The high visibility and unnatural absurdity of these plastic acolytes makes them an easy target for critics as icons of a larger societal ill, one that places a greater value on style over substance and enables what basically amounts to a monetized addiction to social media likes. Courtney Love made a career out of blasting her fellow Angeleno glitterati over professionally sculpted pounds of flesh but could never have predicted the sheer amount of overexposed celebrity skin on display now that everyone carries a networked camera in their pocket. With the bar for entry into this digital flesh trade set so low oppositional voices have become louder as well, quick to call out phony personas with the exacting efficiency of surgical scalpels.

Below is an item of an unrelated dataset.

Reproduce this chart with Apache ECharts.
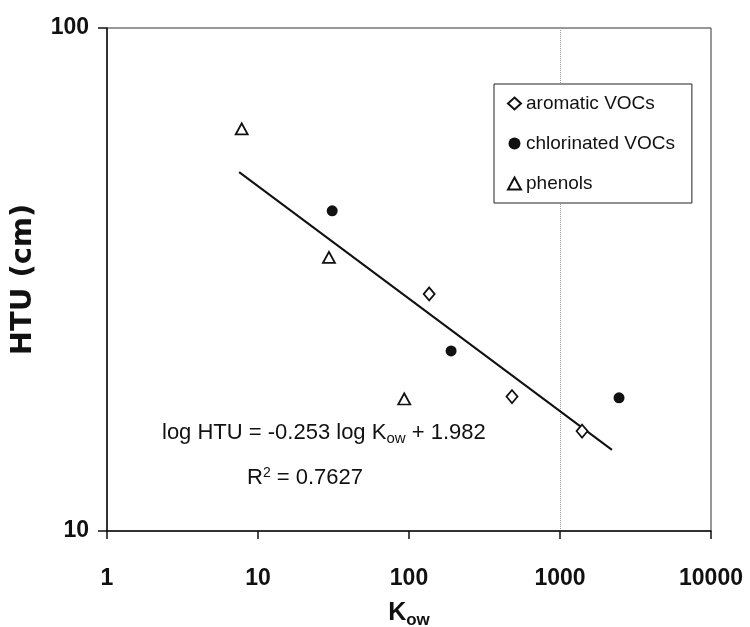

“Hotel Celebrity” is a sunny, bubblegum b-side that stands in stark contrast to the titular Halloween doom on the a-side of The Paranoyds’ brand new 7”, Pet Cemetery. The sun-blasted day-glo track revels in a kind of gritty, fuzzed and fried vibe that defines the band’s native Los Angeles as much as the laundry list lyrics rattling off cosmetic surgical procedures and casual Ambien addiction with the cavalier nonchalance of reciting a grocery list. Injected with a double dose of cynical sarcasm “Hotel Celebrity” is a plumped up kiss on the cheek to brash riot grrrl traditions with ping-ponging indie guitars and short-circuit keyboard riffs filling out the track into an irresistibly attractive three minute bop with just as much brains and beauty.
The track’s video casts the band as a trio of insular perfectionists obsessed with attaining glossy, magazine-ready perfection as they go under the knife again and again for a parade of procedures that stretch, inflate, and contour their bodies into homogenized mannequins existing in a perpetual state of privilege induced lethargy. Fish-eyed, off kilter camera work underscores the cartoonish augmentations with the kind of elasticized body horror of Terry Gilliam’s iconic, dystopian Brazil smashed headlong into MTV-era new wave overstimulation. There’s even a sly ocular nod to Nicolas Winding Refn’s The Neon Demon that foreshadows the horrifying lengths at which cosmetic cultists will go to maintain superficial supremacy. The video never descends to that kind of blood bath, but the hint of menace remains until the final moments when the blast from an oversized hairdryer blows away their paraphernalia of celebrity revealing three normal women piled in a corner amidst the discarded refuse of unhinged revelry. Empty vessels like so many champagne bottles drained of their contents for fleeting moments of intoxicated delirium.